Сикушенко раскололся быстро: рассказал о задуманном злодеянии, о половых актах с трупами в морге. Однако, к великой досаде следователя Красикова, он оказался непричастен к недавним убийствам, поскольку именно в те дни и часы находился на работе, что подтвердили несколько свидетелей. Анализы спермы и крови также говорили в его пользу.
«Ладно, – подумал Красиков. – Пусть не тот, но дерьмо исключительное! Вовремя гада остановили, спасли жизнь ребенку и, возможно, многим другим. Сикушенко невменяем, к уголовной ответственности привлечь нельзя. Отправится в психушку!»
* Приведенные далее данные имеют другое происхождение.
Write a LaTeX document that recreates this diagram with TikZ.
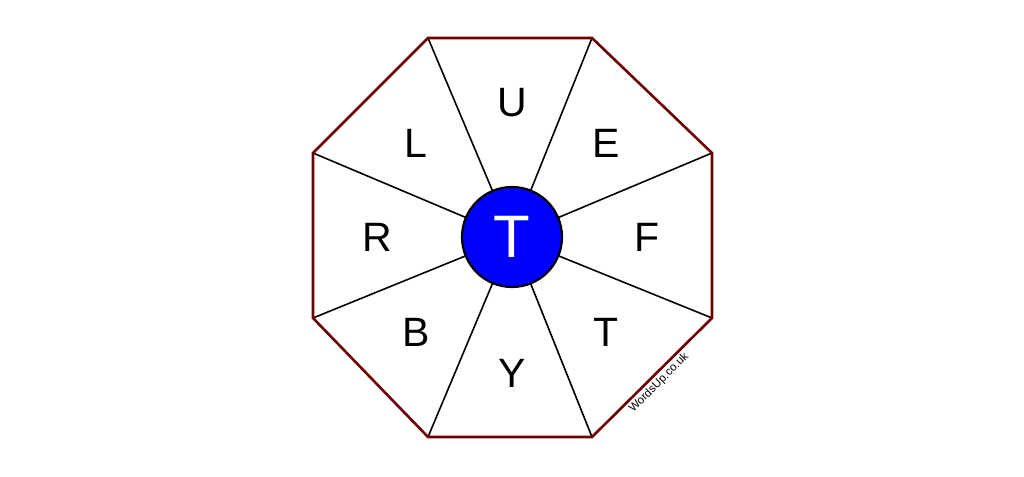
\documentclass[tikz,border=0pt]{standalone}
\usepackage{fontspec}
\setmainfont{Liberation Sans}
\usepackage{tikz}
\usetikzlibrary{positioning}

\begin{document}
\begin{tikzpicture}[
    x=1pt, y=-1pt,
    rim/.style={
    	draw=rimred,
    	line width=2.6pt,
    	line join=miter
    }, spoke/.style={
    	draw=black,
    	line width=1.6pt
    }, letter/.style={
    	font=\fontsize{41}{48}\selectfont,
    	inner sep=0pt, anchor=center
    }, hub/.style={
    	draw=black, circle, fill=hubblue,
    	line width=2.2pt, minimum size=100pt, inner sep=0pt,
    	text=white, font=\fontsize{60}{70}\selectfont
    }]
    \definecolor{rimred}{RGB}{110, 0, 0}
    \definecolor{hubblue}{RGB}{0, 0, 255}

    \useasboundingbox (0,0) rectangle (1024,476);

    \coordinate (v1) at (428,38);
    \coordinate (v2) at (592,38);
    \coordinate (v3) at (712,153);
    \coordinate (v4) at (712,318);
    \coordinate (v5) at (592,437);
    \coordinate (v6) at (428,437);
    \coordinate (v7) at (313,318);
    \coordinate (v8) at (313,153);
    \coordinate (mid) at (512,237);

    \draw[spoke] (v1) -- (mid);
    \draw[spoke] (v2) -- (mid);
    \draw[spoke] (v3) -- (mid);
    \draw[spoke] (v4) -- (mid);
    \draw[spoke] (v5) -- (mid);
    \draw[spoke] (v6) -- (mid);
    \draw[spoke] (v7) -- (mid);
    \draw[spoke] (v8) -- (mid);

    \draw[rim] (v1) -- (v2) -- (v3) -- (v4) -- (v5) -- (v6) -- (v7) -- (v8) -- cycle;

    \node[hub] (centre) at (mid) {T};

    \node[letter] (u) at (512,103) {U};
    \node[letter] (e) at (606,143) {E};
    \node[letter] (f) at (647,237) {F};
    \node[letter] (t) at (606,332) {T};
    \node[letter] (y) at (512,373) {Y};
    \node[letter] (b) at (416,332) {B};
    \node[letter] (r) at (377,237) {R};
    \node[letter] (l) at (416,143) {L};

    \node[font=\fontsize{11.5}{13}\selectfont, rotate=45, inner sep=0pt] (mark) at (659,383) {WordsUp.co.uk};

\end{tikzpicture}
\end{document}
Сергею Сикушенко не суждено было пройти курс лечения. В камере следственного изолятора, куда его поместили до оформления необходимых формальностей, прочно обосновались три матерых уголовника: Винт, Лысый и Лимон. Все они специализировались на кражах со взломом, высокой нравственностью не отличались, но, узнав от надзирателя, кого к ним сажают, пришли в ярость.
– Удавить падлу! – процедил сквозь зубы Винт, кряжистый сорокалетний мужчина, густо усеянный наколками.
– Точно! – подтвердил худощавый тридцатилетний Лимон.
– Но сперва отпедерастим! – добавил Лысый.
В первую же ночь Сикушенко заткнули кляпом рот, связали простыней руки и, спустив штаны, поставили на четвереньки.
– Мальчишку хотел трахнуть, козел! – усмехнулся Винт, доставая наружу огромный, бугристый от вживленных шаров пенис. – Сейчас мы тебя попробуем...
Сергея гоняли по кругу всю ночь и лишь под утро задушили.
Судебно-медицинская экспертиза признала факт самоубийства.
На выдаче тела родственники не настаивали...
Давление на голову становилось все сильнее. Перехватывало дыхание, руки дрожали, сердце бешено колотилось. Подобные состояния повторялись у него регулярно, с раннего детства, но тогда было проще.